Les points essentiels du débat avec le Secrétariat de l’ONU
Pour la participation de la FPH à cette réunion à New York, Pierre Calame et Gustavo Marin ont rédigé une note de deux pages présentant succinctement les points essentiels du débat. (Voir note : Les points essentiels du débat avec le Secrétariat de l’ONU). Cette note est largement inspirée de la Charte des responsabilités humaines et du cahier de propositions Pour une gouvernance mondiale efficace, légitime et démocratique.
Le Rapport des Citoyens, The Citizens’ Report
Pour donner suite à la réunion avec le Secrétariat de l’ONU et dans le contexte du processus de discussion sur la réforme de l’ONU, le groupe présent à New York envisage d’élaborer un “Citizens’ Report” s’inspirant de l’initiative prise par Anil Agarwal au Sommet de la Terre à Rio en 1992 (voir note : Le rapport des citoyens : contexte).

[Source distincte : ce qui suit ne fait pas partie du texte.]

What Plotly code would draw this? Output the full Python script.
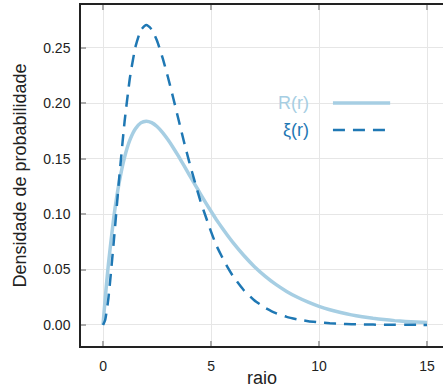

Il est nécessaire que tous les membres du groupe de travail qui rédigera le Citizens’ Report informent préalablement les diverses organisations, institutions, réseaux, etc. auxquels ils participent afin d’élargir l’éventail de personnes et organisations impliquées dans ce processus et, en même temps, savoir qui parle au nom de qui tout en donnant plus de consistance aux propositions présentées dans ce rapport.
Il faudra nettement indiquer que ce rapport n’est pas un texte fermé et fini. Bien au contraire, c’est un texte ouvert, un document de travail, destiné à être enrichi grâce à la contribution de nombreux acteurs des organisations de la société civile et des mouvements de citoyens.